“Jika sesuai dengan regulasi maka fungsi trotoar bukan tempat berjualan tapi pejalan kaki, namun jika melihat sisi kemanusiaan maka itu perlu ada kebijakan pemerintah yang tidak merugikan masyarakat,” jelasnya.
Kahar menyarankan perlunya kebijakan yang memposisikan PKL atau UMKM sebagai bagian dari aksesoris kota, sehingga diperlukan kehadirannya dengan menyiapkan lokasi alternatif.
Salah seorang warga yang hadir mengangkat persoalan kurangnya kursi pelayanan di puskesmas yang membuat pengunjung harus berdiri saat mengantre menunggu pelayanan kesehatan.
Warga juga menyoroti masalah penertiban PKL yang tidak merata, penggunaan badan jalan sebagai lahan parkir oleh pengusaha, serta masalah sampah yang jarang diangkut petugas kebersihan dari Dinas Lingkungan Hidup.
Menanggapi keluhan warga, Kahar secara tegas mengakui adanya penurunan kualitas kebersihan kota. “Jika melihat kondisi memang ada penurunan terkait kebersihan kota.

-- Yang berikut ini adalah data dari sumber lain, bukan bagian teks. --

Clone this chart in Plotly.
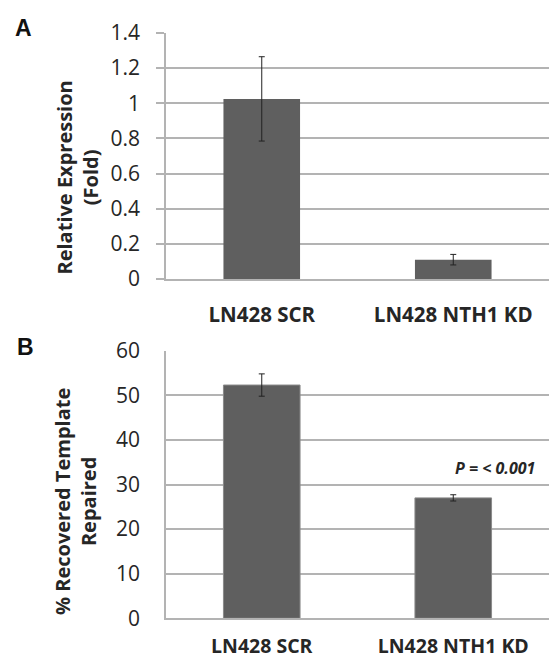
import plotly.graph_objects as go
from plotly.subplots import make_subplots

categories = ["LN428 SCR", "LN428 NTH1 KD"]
expr_values = [1.025, 0.11]
expr_errors = [0.24, 0.03]
repair_values = [52.3, 27.0]
repair_errors = [2.5, 0.7]
a_ticks = [0, 0.2, 0.4, 0.6, 0.8, 1.0, 1.2, 1.4]
a_ticktext = ["0", "0.2", "0.4", "0.6", "0.8", "1", "1.2", "1.4"]
b_ticks = [0, 10, 20, 30, 40, 50, 60]
p_label = "P = < 0.001"
p_y = 33.7

W, H = 550, 659
BAR = "#5f5f5f"
GRID = "#b3b3b3"
FONT = "Open Sans"
TXT = "#262626"

fig = make_subplots(rows=2, cols=1)
fig.add_trace(go.Bar(x=categories, y=expr_values, marker=dict(color=BAR, line=dict(width=0)),
                     error_y=dict(type="data", array=expr_errors, color="#222222", thickness=1, width=3)),
              row=1, col=1)
fig.add_trace(go.Bar(x=categories, y=repair_values, marker=dict(color=BAR, line=dict(color="#8a8a8a", width=1)),
                     error_y=dict(type="data", array=repair_errors, color="#222222", thickness=1, width=3)),
              row=2, col=1)

xdom = [166 / W, 549 / W]
def py(p):
    return 1 - p / H

fig.update_layout(
    width=W, height=H, margin=dict(l=0, r=0, t=0, b=0),
    paper_bgcolor="white", plot_bgcolor="white", showlegend=False, bargap=0.6,
    font=dict(family=FONT, color=TXT),
)
common_x = dict(showline=True, linecolor=GRID, linewidth=1.5, ticks="", showgrid=False,
                automargin=False, tickprefix="<b>", ticksuffix="</b>")
fig.update_xaxes(domain=xdom, **common_x, tickfont=dict(family=FONT, size=20.5, color=TXT),
                 ticklabelstandoff=17, row=1, col=1)
fig.update_xaxes(domain=xdom, **common_x, tickfont=dict(family=FONT, size=19.5, color=TXT),
                 ticklabelstandoff=10, row=2, col=1)

fig.update_yaxes(domain=[py(279), py(33)], range=[0, 1.4], tickvals=a_ticks, ticktext=a_ticktext,
                 showgrid=True, gridcolor=GRID, gridwidth=1.5, showline=True, linecolor=GRID, linewidth=1.5,
                 ticks="outside", ticklen=8, tickcolor=GRID, tickwidth=1.5, zeroline=False,
                 tickfont=dict(family=FONT, size=21, color=TXT), ticklabelstandoff=12,
                 automargin=False, row=1, col=1)
fig.update_yaxes(domain=[py(618.3), py(350.7)], range=[0, 60], tickvals=b_ticks,
                 showgrid=True, gridcolor=GRID, gridwidth=1.5, showline=True, linecolor=GRID, linewidth=1.5,
                 ticks="", zeroline=False,
                 tickfont=dict(family=FONT, size=21, color=TXT), ticklabelstandoff=20,
                 automargin=False, row=2, col=1)

annos = [
    dict(text="<b>A</b>", x=23 / W, y=py(28), font=dict(family="Liberation Sans", size=23, color="#111")),
    dict(text="<b>B</b>", x=25 / W, y=py(347), font=dict(family="Liberation Sans", size=23, color="#111")),
    dict(text="<b>Relative Expression<br>(Fold)</b>", x=77 / W, y=py(177.5), textangle=-90,
         font=dict(family=FONT, size=20, color=TXT)),
    dict(text="<b>% Recovered Template<br>Repaired</b>", x=75 / W, y=py(502), textangle=-90,
         font=dict(family=FONT, size=20, color=TXT)),
]
for a in annos:
    fig.add_annotation(xref="paper", yref="paper", showarrow=False, xanchor="center", yanchor="middle", **a)

fig.add_annotation(xref="x2", yref="y2", x=categories[1], y=p_y, text="<b><i>" + p_label + "</i></b>",
                   showarrow=False, xanchor="left", yanchor="middle",
                   font=dict(family=FONT, size=16, color=TXT))

fig.write_html("out.html")
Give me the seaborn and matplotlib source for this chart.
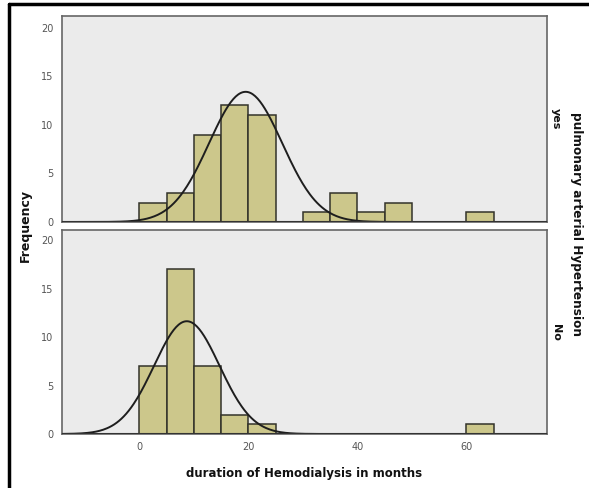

Ini fakta,” ungkapnya.
Kahar juga menekankan pentingnya demokrasi yang sehat di mana masyarakat mampu menyampaikan aspirasi tanpa hambatan dan memiliki ruang untuk memberikan kritik serta saran yang membangun.
“Walikota atau bupati itu adalah jabatan yang tidak punya perasaan, sehingga jika ada kritik dari masyarakat maka tidak boleh tersinggung, selama bukan individu dari pemimpin daerah itu yang disinggung,” pungkas Kahar.